思わず目を疑うようなニュースが報じられた。政府が北大西洋条約機構(NATO)に派遣されている女性自衛官のブログの一部を削除したのだ。



 さらにこの女性自衛官は今年度の防衛白書原案で「活躍する女性自衛官」のひとりとして紹介されていたのだが、これもこのブログが原因で問題になっているらしい。

 そのブログとは、在ベルギー日本大使館のホームページで公開していたもの。政府が問題としたのは、この女性自衛官がラディカ・クマラスワミ氏と会食したことを記述したことだった。

 すでにお気づきの方も多いと思うが、ラディカ・クマラスワミ氏は、1996年に国連に報告された「クマラスワミ報告」を書いた法律家。この報告書のなかでクマラスワミ氏は、昨年「朝日新聞」問題で焦点となった故・吉田清治氏の著作を引用していることから、政府はクマラスワミ氏に修正を要請している。ようするに政府は、自分たちに都合の悪い人物をブログで取り上げたことに怒っているのである。
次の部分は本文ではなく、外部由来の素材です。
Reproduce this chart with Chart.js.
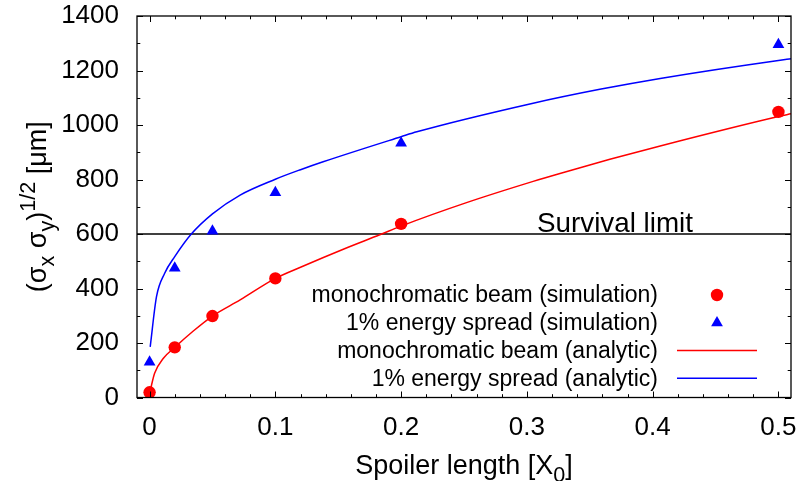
<!DOCTYPE html>
<html><head><meta charset="utf-8">
<script src="https://cdn.jsdelivr.net/npm/chart.js@4/dist/chart.umd.min.js"></script>
<style>html,body{margin:0;padding:0;background:#fff}#wrap{width:801px;height:481px}</style>
</head><body><div id="wrap"><canvas id="c" width="801" height="481"></canvas></div>
<script>
// ---- data ----
const simX = [0, 0.02, 0.05, 0.1, 0.2, 0.5];
const monoSim = [19, 184, 299, 437, 637, 1048];
const spreadSim = [130, 475, 611, 752, 934, 1295];

const monoCurveX = [0.0005, 0.004, 0.011, 0.02, 0.035, 0.05, 0.072, 0.1, 0.12, 0.155, 0.183, 0.2, 0.252, 0.305, 0.327, 0.366, 0.406, 0.5, 0.51];
const monoCurve  = [25, 89, 144, 184, 245, 299, 358, 437, 478, 546, 597, 629, 715, 793, 823, 874, 923, 1031, 1041];

const spreadCurveX = [0.0005, 0.0055, 0.012, 0.02, 0.033, 0.05, 0.072, 0.1, 0.12, 0.138, 0.2, 0.2125, 0.305, 0.358, 0.406, 0.5, 0.51];
const spreadCurve  = [186, 370, 456, 517, 599, 674, 743, 801, 836, 865, 957, 975, 1080, 1131, 1171, 1237, 1243];

const survivalLimit = 600;
const survivalLabel = 'Survival limit';

const xTicks = [0, 0.1, 0.2, 0.3, 0.4, 0.5];
const xTickLabels = ['0', '0.1', '0.2', '0.3', '0.4', '0.5'];
const xMinor = [0.02,0.04,0.06,0.08,0.12,0.14,0.16,0.18,0.22,0.24,0.26,0.28,0.32,0.34,0.36,0.38,0.42,0.44,0.46,0.48];
const yTicks = [0, 200, 400, 600, 800, 1000, 1200, 1400];
const yTickLabels = ['0', '200', '400', '600', '800', '1000', '1200', '1400'];
const yMinor = [100, 300, 500, 700, 900, 1100, 1300];

const seriesLabels = [
  'monochromatic beam (simulation)',
  '1% energy spread (simulation)',
  'monochromatic beam (analytic)',
  '1% energy spread (analytic)'
];
const xMin = -0.01, xMax = 0.51, yMin = 0, yMax = 1400;

// ---- drawing ----
const FONT = '"Liberation Sans", Arial, Helvetica, sans-serif';
const RED = '#ff0000', BLUE = '#0000ff';
const pts = (xs, ys) => xs.map((x, i) => ({x: x, y: ys[i]}));

function measureRich(ctx, parts, size) {
  let w = 0;
  parts.forEach(p => {
    const s = p[1] === 0 ? size : size * 0.8;
    ctx.font = s + 'px ' + FONT;
    p.w = ctx.measureText(p[0]).width; p.s = s; w += p.w;
  });
  return w;
}
function renderRich(ctx, parts, size, x0, y0) {
  let x = x0;
  parts.forEach(p => {
    ctx.font = p.s + 'px ' + FONT;
    const dy = p[1] === -1 ? size * 0.3 : (p[1] === 1 ? -size * 0.42 : 0);
    ctx.fillText(p[0], x, y0 + dy);
    x += p.w;
  });
}

const framePlugin = {
  id: 'gnuframe',
  afterDraw(chart) {
    const ctx = chart.ctx, a = chart.chartArea;
    const xs = chart.scales.x, ys = chart.scales.y;
    ctx.save();
    ctx.strokeStyle = '#000'; ctx.lineWidth = 1.3;
    ctx.strokeRect(a.left, a.top, a.right - a.left, a.bottom - a.top);
    ctx.lineWidth = 1;
    ctx.beginPath();
    const xt = (v, L) => { const p = Math.round(xs.getPixelForValue(v)) + 0.5;
      ctx.moveTo(p, a.bottom); ctx.lineTo(p, a.bottom - L);
      ctx.moveTo(p, a.top); ctx.lineTo(p, a.top + L); };
    const yt = (v, L) => { const p = Math.round(ys.getPixelForValue(v)) + 0.5;
      ctx.moveTo(a.left, p); ctx.lineTo(a.left + L, p);
      ctx.moveTo(a.right, p); ctx.lineTo(a.right - L, p); };
    xTicks.forEach(v => xt(v, 6)); xMinor.forEach(v => xt(v, 3.3));
    yTicks.forEach(v => yt(v, 6)); yMinor.forEach(v => yt(v, 3.3));
    ctx.stroke();

    ctx.fillStyle = '#000';
    ctx.font = '27.8px ' + FONT; ctx.textAlign = 'left'; ctx.textBaseline = 'alphabetic';
    ctx.fillText(survivalLabel, 537, ys.getPixelForValue(survivalLimit) - 2.5);

    // legend (gnuplot style: text right-aligned, sample on the right)
    const ds = chart.data.datasets;
    const rowsY = [295, 322.8, 350.5, 378.3];
    ctx.font = '23px ' + FONT; ctx.textAlign = 'right'; ctx.textBaseline = 'middle';
    [0, 1, 2, 3].forEach((di, r) => {
      const d = ds[di], y = rowsY[r];
      ctx.fillStyle = '#000';
      ctx.fillText(d.label, 658, y + 1);
      ctx.fillStyle = d.backgroundColor; ctx.strokeStyle = d.borderColor;
      if (d.showLine) {
        ctx.lineWidth = d.borderWidth;
        ctx.beginPath(); ctx.moveTo(677, y); ctx.lineTo(757, y); ctx.stroke();
      } else if (d.pointStyle === 'triangle') {
        const R = d.pointRadius;
        ctx.beginPath();
        ctx.moveTo(717, y - R); ctx.lineTo(717 + R * 0.866, y + R / 2); ctx.lineTo(717 - R * 0.866, y + R / 2);
        ctx.closePath(); ctx.fill();
      } else {
        ctx.beginPath(); ctx.arc(717, y, d.pointRadius, 0, Math.PI * 2); ctx.fill();
      }
    });

    // x title
    ctx.fillStyle = '#000'; ctx.textAlign = 'left'; ctx.textBaseline = 'alphabetic';
    const xp = [['Spoiler length [X', 0], ['0', -1], [']', 0]];
    const xw = measureRich(ctx, xp, 27);
    renderRich(ctx, xp, 27, (a.left + a.right) / 2 - xw / 2, 474);

    // y title
    const yp = [['(\u03c3', 0], ['x', -1], [' \u03c3', 0], ['y', -1], [')', 0], ['1/2', 1], [' [\u03bcm]', 0]];
    const yw = measureRich(ctx, yp, 27);
    ctx.translate(46, (a.top + a.bottom) / 2);
    ctx.rotate(-Math.PI / 2);
    renderRich(ctx, yp, 27, -yw / 2, 0);
    ctx.restore();
  }
};

const zeroPad = s => { s.paddingTop = 0; s.paddingBottom = 0; s.paddingLeft = 0; s.paddingRight = 0; };

new Chart(document.getElementById('c'), {
  type: 'scatter',
  data: {
    datasets: [
      { label: seriesLabels[0], data: pts(simX, monoSim), showLine: false,
        pointStyle: 'circle', pointRadius: 6.2, pointHoverRadius: 6.2,
        backgroundColor: RED, borderColor: RED, borderWidth: 0 },
      { label: seriesLabels[1], data: pts(simX, spreadSim), showLine: false,
        pointStyle: 'triangle', pointRadius: 6.8, pointHoverRadius: 6.8,
        backgroundColor: BLUE, borderColor: BLUE, borderWidth: 0 },
      { label: seriesLabels[2], data: pts(monoCurveX, monoCurve), showLine: true,
        pointRadius: 0, borderColor: RED, backgroundColor: RED, borderWidth: 1.5,
        cubicInterpolationMode: 'monotone' },
      { label: seriesLabels[3], data: pts(spreadCurveX, spreadCurve), showLine: true,
        pointRadius: 0, borderColor: BLUE, backgroundColor: BLUE, borderWidth: 1.5,
        cubicInterpolationMode: 'monotone' },
      { label: survivalLabel, data: [{x: xMin, y: survivalLimit}, {x: xMax, y: survivalLimit}],
        showLine: true, pointRadius: 0, borderColor: '#000', backgroundColor: '#000', borderWidth: 1.3 }
    ]
  },
  options: {
    responsive: false, animation: false, devicePixelRatio: 1,
    layout: { padding: { top: 16, right: 10, left: 0, bottom: 0 } },
    plugins: { legend: { display: false }, tooltip: { enabled: false } },
    scales: {
      x: {
        type: 'linear', min: xMin, max: xMax,
        grid: { display: false, drawTicks: false }, border: { display: false },
        afterBuildTicks: s => { s.ticks = xTicks.map(v => ({value: v})); },
        afterFit: s => { s.height = 83.5; zeroPad(s); },
        ticks: { padding: 15, color: '#000', font: { family: FONT, size: 26 },
          maxRotation: 0, autoSkip: false,
          callback: (v) => { const i = xTicks.indexOf(v); return i >= 0 ? xTickLabels[i] : ''; } }
      },
      y: {
        type: 'linear', min: yMin, max: yMax,
        grid: { display: false, drawTicks: false }, border: { display: false },
        afterBuildTicks: s => { s.ticks = yTicks.map(v => ({value: v})); },
        afterFit: s => { s.width = 137; zeroPad(s); },
        ticks: { padding: 18, color: '#000', font: { family: FONT, size: 26 }, autoSkip: false,
          callback: (v) => { const i = yTicks.indexOf(v); return i >= 0 ? yTickLabels[i] : ''; } }
      }
    }
  },
  plugins: [framePlugin]
});
</script></body></html>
 しかし、これは異常な話だ。たしかに、この女性自衛官はクマラスワミ氏のことを書いていたが、たんに会食をしたときの様子を書いているだけ。NATOの活動を紹介するブログなのだから、その本部を仕事で訪問したクマラスワミ氏について書くことはいたって普通の話だろう。

 政府は、この自衛官がクマラスワミ氏と会食したことを「光栄」と書いたことが問題だと言っているらしいが、クマラスワミ氏は、国連事務次長や国連事務総長特別代表なども歴任してきた要人。そんな相手と会食したことを「光栄」と表現するのは、通常の外交儀礼だろう。

 しかも、ブログの文章を読むと、この女性自衛官は「もてなしの気持ちだけでもお伝えしたいとテーブルに星や季節の花の折り紙を置」くと、クマラスワミ氏は「ちゃんと日本の物だと気づ」き、さらには「自分もアジア出身(スリランカ出身)だから、NATOで日本人が勤務していることに親近感を持った。
日本にはジェンダー分野で将来アジアを引っ張る立場を期待している」という言葉をかけられたという。そうしたふれあいをもって、女性自衛官は「とても穏やかで徳が感じられる方」と、素直な感想を述べているだけである。このブログの文章に、政治的な記述など見当たらないのだ。

 そもそも、政府が目の敵にしている「クマラスワミ報告」にしたって、例の吉田証言を取り上げているのはたった300字。多くの証言のうちのひとつにすぎず、吉田証言を疑問視する秦郁彦氏の話も合わせて紹介している。

 そうした国連報告にムキになって修正を求めるだけでなく、「彼女と会った」というだけのブログにまで口を出して削除させるとは、これは「検閲」以外の何物でもない。自民党内部で「大使館ホームページで公開する以上、国際社会からは政府の公式文書とみられる」などという批判があったというが、公式であればなおさら安倍政権の偏執的な歴史修正主義体質を国際社会に印象づけることになるだけだ。国内向けのネトウヨ思考が国際社会でも通用すると本気で思っているのか。NATOの本部も、さぞ、日本はクレイジーだと思っていることだろう。国際的にそういう悪い印象を与えるという想像力も働かないほど、いまの政府はネジが外れているのだ。

 だが、政府による"検閲"は、これだけではない。一昨日行われた衆院平和安全法制特別委員会でも、野党は今月始めに防衛省に「イラク復興支援活動」活動状況についての内部文章の開示請求を行ったが、渡されたのは文章のほぼすべてが黒く塗りつぶされたシロモノだったことを訴え、正しい情報開示を求めた。
しかし、自民党はこうした追及を「特定秘密保護法」を盾にうやむやにし、強行採決に突入したのだ。

 言論弾圧に検閲......。安倍政権の異常性は、今後さらに増幅していくのだろう。